Boom: Ich kann es mit der Barmherzigkeit nie zu weit treiben. Es gibt das Geschwisterpaar der Barmherzigkeit und der Gerechtigkeit. Das gehört zusammen - beides übrigens sehr politische Begriffe. Thomas von Aquin hat gesagt: Gerechtigkeit ohne Barmherzigkeit ist Grausamkeit. Und Barmherzigkeit ohne Gerechtigkeit ist die Mutter der Auflösung.

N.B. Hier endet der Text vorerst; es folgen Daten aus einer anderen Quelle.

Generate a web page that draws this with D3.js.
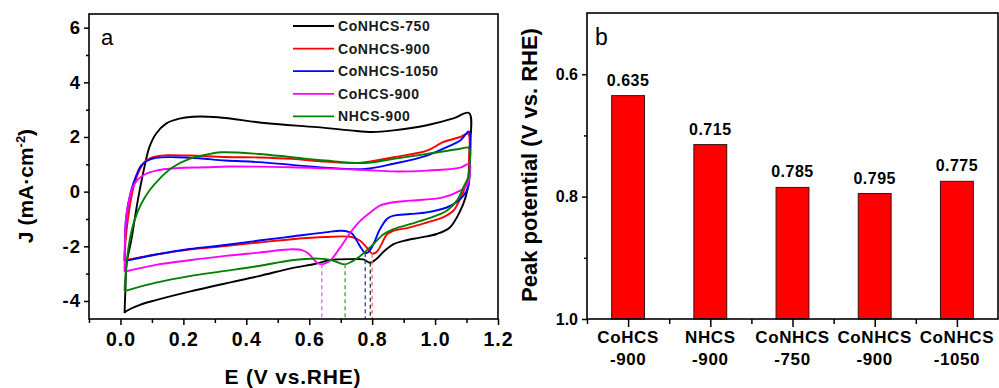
<!DOCTYPE html>
<html>
<head>
<meta charset="utf-8">
<script src="https://cdn.jsdelivr.net/npm/d3@7"></script>
<style>
  html, body { margin: 0; padding: 0; background: #fff; }
  svg { display: block; font-family: "Liberation Sans", Arial, sans-serif; }
  .tick text { font-family: "Liberation Sans", Arial, sans-serif; font-weight: bold; fill: #000; }
</style>
</head>
<body>
<svg id="chart" width="999" height="388"></svg>
<script>
// ---------- Panel a data: CV loops, [E (V vs RHE), J (mA/cm2)] ----------
const cvCoNHCS750 = [
  [0.013,-4.44],[0.016,-3.5],[0.02,-2.6],[0.034,-1.8],[0.055,-0.33],[0.076,0.89],[0.092,1.63],
  [0.113,2.12],[0.145,2.49],[0.187,2.67],[0.23,2.74],[0.31,2.72],[0.466,2.5],[0.625,2.36],
  [0.73,2.24],[0.80,2.18],[0.868,2.24],[0.974,2.43],[1.058,2.68],[1.108,2.88],
  [1.11,1.5],[1.108,0.4],[1.097,-0.2],[1.08,-0.7],[1.047,-1.31],[1.005,-1.55],[0.952,-1.68],
  [0.9,-1.8],[0.868,-1.92],[0.836,-2.2],[0.815,-2.45],[0.794,-2.6],[0.772,-2.48],[0.735,-2.47],
  [0.667,-2.5],[0.62,-2.64],[0.545,-2.8],[0.44,-3.09],[0.333,-3.36],[0.219,-3.66],[0.113,-3.97],
  [0.06,-4.15],[0.018,-4.38],[0.013,-4.44]
];
const cvCoNHCS900 = [
  [0.013,-2.51],[0.015,-2.0],[0.018,-1.56],[0.029,-0.58],[0.044,0.28],[0.06,0.77],[0.076,1.08],
  [0.103,1.26],[0.145,1.33],[0.219,1.32],[0.333,1.27],[0.44,1.25],[0.545,1.2],[0.65,1.1],
  [0.756,1.05],[0.868,1.26],[0.974,1.5],[1.025,1.81],[1.08,2.0],[1.105,2.12],
  [1.108,1.2],[1.105,0.53],[1.09,0.0],[1.08,-0.25],[1.058,-0.7],[1.025,-0.94],[0.974,-1.13],
  [0.92,-1.31],[0.868,-1.43],[0.847,-1.56],[0.83,-1.92],[0.815,-2.2],[0.8,-2.27],[0.783,-2.05],
  [0.762,-1.8],[0.735,-1.66],[0.65,-1.66],[0.545,-1.74],[0.44,-1.86],[0.333,-1.99],[0.219,-2.12],
  [0.113,-2.3],[0.013,-2.51]
];
const cvCoNHCS1050 = [
  [0.013,-2.54],[0.014,-2.05],[0.018,-0.94],[0.034,0.04],[0.05,0.59],[0.066,0.96],[0.087,1.14],
  [0.113,1.24],[0.177,1.26],[0.25,1.22],[0.333,1.14],[0.44,1.08],[0.545,0.98],[0.65,0.88],
  [0.778,0.83],[0.868,1.02],[0.974,1.32],[1.037,1.63],[1.08,1.87],[1.108,2.2],
  [1.11,0.9],[1.105,0.16],[1.09,-0.15],[1.069,-0.38],[1.037,-0.58],[0.974,-0.76],[0.92,-0.82],
  [0.868,-0.88],[0.847,-1.0],[0.825,-1.37],[0.804,-1.92],[0.789,-2.2],[0.778,-2.25],[0.767,-2.1],
  [0.751,-1.8],[0.735,-1.52],[0.703,-1.43],[0.65,-1.49],[0.545,-1.64],[0.44,-1.79],[0.333,-1.95],
  [0.219,-2.1],[0.113,-2.3],[0.013,-2.54]
];
const cvCoHCS900 = [
  [0.013,-2.93],[0.014,-2.05],[0.018,-0.94],[0.029,-0.21],[0.044,0.28],[0.071,0.59],[0.113,0.77],
  [0.177,0.86],[0.272,0.89],[0.346,0.92],[0.545,0.89],[0.65,0.85],[0.778,0.79],[0.868,0.74],
  [0.974,0.77],[1.08,0.88],[1.11,1.02],
  [1.108,0.5],[1.1,0.2],[1.08,0.04],[1.025,-0.21],[0.92,-0.33],[0.868,-0.39],[0.825,-0.51],
  [0.794,-0.76],[0.762,-1.07],[0.735,-1.43],[0.698,-2.05],[0.667,-2.52],[0.65,-2.63],[0.64,-2.66],
  [0.625,-2.6],[0.61,-2.42],[0.598,-2.27],[0.577,-2.14],[0.545,-2.11],[0.44,-2.23],[0.333,-2.35],
  [0.219,-2.51],[0.113,-2.68],[0.013,-2.93]
];
const cvNHCS900 = [
  [0.013,-3.64],[0.018,-2.78],[0.029,-1.8],[0.044,-1.07],[0.066,-0.45],[0.092,0.04],[0.124,0.47],
  [0.166,0.89],[0.219,1.2],[0.272,1.35],[0.32,1.44],[0.44,1.38],[0.545,1.26],[0.65,1.14],
  [0.778,1.05],[0.868,1.2],[0.974,1.38],[1.08,1.57],[1.108,1.6],
  [1.11,1.0],[1.105,0.53],[1.09,0.16],[1.069,-0.33],[1.037,-0.7],[0.974,-1.0],[0.92,-1.19],
  [0.868,-1.37],[0.836,-1.56],[0.804,-1.92],[0.773,-2.25],[0.757,-2.4],[0.735,-2.56],[0.714,-2.66],
  [0.693,-2.6],[0.672,-2.51],[0.629,-2.45],[0.545,-2.51],[0.44,-2.72],[0.333,-2.9],[0.219,-3.09],
  [0.113,-3.33],[0.013,-3.64]
];
const seriesNames  = ["CoNHCS-750","CoNHCS-900","CoNHCS-1050","CoHCS-900","NHCS-900"];
const seriesColors = ["#000000","#ff0000","#0000ff","#ff00ff","#008000"];
const seriesLoops  = [cvCoNHCS750, cvCoNHCS900, cvCoNHCS1050, cvCoHCS900, cvNHCS900];
// reduction peak markers (E, J) per series, same order
const peakE = [0.794, 0.800, 0.778, 0.640, 0.714];
const peakJ = [-2.60, -2.27, -2.25, -2.66, -2.66];
const dashColors = ["#333333","#f07070","#3030ff","#ff55ff","#40a040"];

const xTicksA = [0.0,0.2,0.4,0.6,0.8,1.0,1.2];
const yTicksA = [-4,-2,0,2,4,6];

// ---------- Panel b data ----------
const categoriesB = [["CoHCS","-900"],["NHCS","-900"],["CoNHCS","-750"],["CoNHCS","-900"],["CoNHCS","-1050"]];
const peakPotential = [0.635, 0.715, 0.785, 0.795, 0.775];
const valueLabels = ["0.635","0.715","0.785","0.795","0.775"];
const yTicksB = [0.6, 0.8, 1.0];

// ---------- Drawing ----------
const svg = d3.select("#chart");
const FONT = '"Liberation Sans", Arial, sans-serif';

// ===== Panel a =====
const A = {l: 89, r: 498, t: 14, b: 319};
const xA = d3.scaleLinear().domain([-0.1, 1.2]).range([A.l, A.r]);
const yA = d3.scaleLinear().domain([-4.66, 6.5]).range([A.b, A.t]);

const ga = svg.append("g");

// curves
const line = d3.line().x(d => xA(d[0])).y(d => yA(d[1])).curve(d3.curveCatmullRom.alpha(0.5));
seriesLoops.forEach((loop, i) => {
  ga.append("path").attr("d", line(loop)).attr("fill", "none")
    .attr("stroke", seriesColors[i]).attr("stroke-width", 1.9).attr("stroke-linejoin", "round");
});
// dashed drop lines
peakE.forEach((e, i) => {
  ga.append("line").attr("x1", xA(e)).attr("x2", xA(e))
    .attr("y1", yA(peakJ[i])).attr("y2", A.b)
    .attr("stroke", dashColors[i]).attr("stroke-width", 1.3).attr("stroke-dasharray", "4,3");
});

// axes
const xAxisA = d3.axisBottom(xA).tickValues(xTicksA).tickFormat(d3.format(".1f")).tickSize(6).tickPadding(7);
const xAxisAm = d3.axisBottom(xA).tickValues(d3.range(-0.1, 1.2, 0.2)).tickFormat("").tickSize(4);
const yAxisA = d3.axisLeft(yA).tickValues(yTicksA).tickFormat(d3.format("d")).tickSize(5).tickPadding(3);
const yAxisAm = d3.axisLeft(yA).tickValues([-3,-1,1,3,5]).tickFormat("").tickSize(3);

function styleAxis(g, fs, ls) {
  g.select(".domain").remove();
  g.selectAll(".tick line").attr("stroke", "#000").attr("stroke-width", 1.5);
  g.selectAll(".tick text").attr("font-size", fs).attr("font-weight", "bold").attr("font-family", FONT)
    .attr("letter-spacing", ls || 0);
}
const gxa = ga.append("g").attr("transform", `translate(0,${A.b})`).call(xAxisA); styleAxis(gxa, 19.5, 1);
const gxam = ga.append("g").attr("transform", `translate(0,${A.b})`).call(xAxisAm); styleAxis(gxam, 19);
const gya = ga.append("g").attr("transform", `translate(${A.l},0)`).call(yAxisA); styleAxis(gya, 18.5, 1);
const gyam = ga.append("g").attr("transform", `translate(${A.l},0)`).call(yAxisAm); styleAxis(gyam, 18);
// plain hyphen for negatives, as in the reference
gya.selectAll(".tick text").text(d => String(d));

ga.append("rect").attr("x", A.l).attr("y", A.t).attr("width", A.r - A.l).attr("height", A.b - A.t)
  .attr("fill", "none").attr("stroke", "#000").attr("stroke-width", 1.6);

// panel letter
ga.append("text").attr("x", 101).attr("y", 45).attr("font-size", 22).attr("font-family", FONT).text("a");

// legend
seriesNames.forEach((name, i) => {
  const y = 26 + i * 22.6;
  ga.append("line").attr("x1", 293).attr("x2", 334).attr("y1", y).attr("y2", y)
    .attr("stroke", seriesColors[i]).attr("stroke-width", 1.8);
  ga.append("text").attr("x", 338).attr("y", y + 5).attr("font-size", 14).attr("font-weight", "bold")
    .attr("letter-spacing", 0.6).attr("font-family", FONT).attr("fill", "#1a1a1a").text(name);
});

// axis titles
ga.append("text").attr("x", 293).attr("y", 384).attr("text-anchor", "middle")
  .attr("font-size", 21).attr("font-weight", "bold").attr("font-family", FONT).attr("letter-spacing", 0.8)
  .text("E (V vs.RHE)");
const yt = ga.append("text").attr("transform", "translate(33,186) rotate(-90)").attr("text-anchor", "middle")
  .attr("font-size", 21).attr("font-weight", "bold").attr("font-family", FONT);
yt.append("tspan").text("J (mA·cm");
yt.append("tspan").attr("font-size", 13).attr("dy", -8).text("-2");
yt.append("tspan").attr("dy", 8).text(")");

// ===== Panel b =====
const B = {l: 587, r: 998, t: 13, b: 319};
const xB = d3.scaleBand().domain(d3.range(categoriesB.length)).range([B.l, B.r]).paddingInner(0.6).paddingOuter(0.3);
const yB = d3.scaleLinear().domain([0.5, 1.0]).range([B.t, B.b]);

const gb = svg.append("g");
gb.selectAll("rect.bar").data(peakPotential).enter().append("rect").attr("class", "bar")
  .attr("x", (d, i) => xB(i)).attr("width", xB.bandwidth())
  .attr("y", d => yB(d)).attr("height", d => yB(1.0) - yB(d))
  .attr("fill", "#ff0000").attr("stroke", "#3a1010").attr("stroke-width", 1);
gb.selectAll("text.val").data(peakPotential).enter().append("text").attr("class", "val")
  .attr("x", (d, i) => xB(i) + xB.bandwidth() / 2).attr("y", d => yB(d) - 10)
  .attr("text-anchor", "middle").attr("font-size", 16).attr("font-weight", "bold").attr("font-family", FONT)
  .attr("letter-spacing", 0.5)
  .text((d, i) => valueLabels[i]);

// y axis b
const yAxisB = d3.axisLeft(yB).tickValues(yTicksB).tickFormat(d3.format(".1f")).tickSize(5).tickPadding(4);
const yAxisBm = d3.axisLeft(yB).tickValues([0.7, 0.9]).tickFormat("").tickSize(3);
const gyb = gb.append("g").attr("transform", `translate(${B.l},0)`).call(yAxisB); styleAxis(gyb, 16);
const gybm = gb.append("g").attr("transform", `translate(${B.l},0)`).call(yAxisBm); styleAxis(gybm, 16);

// x axis b: long ticks at category centres, short ticks at boundaries
const xPos = d3.scaleLinear().domain([0, categoriesB.length]).range([B.l, B.r]);
const xAxisBmaj = d3.axisBottom(xPos).tickValues(d3.range(0.5, categoriesB.length, 1)).tickFormat("").tickSize(8);
const xAxisBmin = d3.axisBottom(xPos).tickValues(d3.range(0, categoriesB.length, 1)).tickFormat("").tickSize(5);
const gxb1 = gb.append("g").attr("transform", `translate(0,${B.b})`).call(xAxisBmaj); styleAxis(gxb1, 16);
const gxb2 = gb.append("g").attr("transform", `translate(0,${B.b})`).call(xAxisBmin); styleAxis(gxb2, 16);

categoriesB.forEach((c, i) => {
  const cx = xB(i) + xB.bandwidth() / 2;
  const t = gb.append("text").attr("text-anchor", "middle").attr("font-size", 17)
    .attr("font-weight", "bold").attr("font-family", FONT).attr("letter-spacing", 0.6);
  t.append("tspan").attr("x", cx).attr("y", 343).text(c[0]);
  t.append("tspan").attr("x", cx).attr("y", 365).text(c[1]);
});

gb.append("rect").attr("x", B.l).attr("y", B.t).attr("width", B.r - B.l).attr("height", B.b - B.t)
  .attr("fill", "none").attr("stroke", "#000").attr("stroke-width", 1.6);

gb.append("text").attr("x", 595).attr("y", 45).attr("font-size", 23).attr("font-family", FONT).text("b");

gb.append("text").attr("transform", "translate(537,165) rotate(-90)").attr("text-anchor", "middle")
  .attr("font-size", 22).attr("font-weight", "bold").attr("font-family", FONT)
  .text("Peak potential (V vs. RHE)");
</script>
</body>
</html>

Barmherzigkeit ist nichts Liebliches, Kuscheliges. Das geht schon an die Substanz, das berührt mich. Es geht um unser Inneres. Das verwechseln wir oft. Vielleicht haben wir in diesem Jahr der Exerzitien, wie ich es nenne, gelernt, dass nicht nur ich barmherzig bin, sondern dass ich die Barmherzigkeit Gottes nötig habe - als ein Mensch, der versagen und scheitern kann.

KNA: Wie geht es weiter mit der Barmherzigkeit, nach dem 20. November?

Boom: Treu den Weg weitergehen! Wir denken immer in befristeten Zeiträumen, in "Fünf-Jahres-Plänen". Es kommt nicht auf unser Vermögen und die Leistung an. In der Offenbarung des Johannes steht: Ich habe vor Dir eine Tür geöffnet, die niemand schließen kann. Der Herr sagt es einer Gemeinde, die gar nicht so perfekt ist. Man kann die Pforten der Barmherzigkeit nicht schließen. Wer von seiner Begrenztheit weiß, bleibt auf der Suche nach dem gnädigen und barmherzigen Gott. Ich bleibe immer angewiesen auf die Barmherzigkeit von Gott her und von den Menschen. Ich lebe nicht allein.

Das Gespräch führte Christian Wölfel.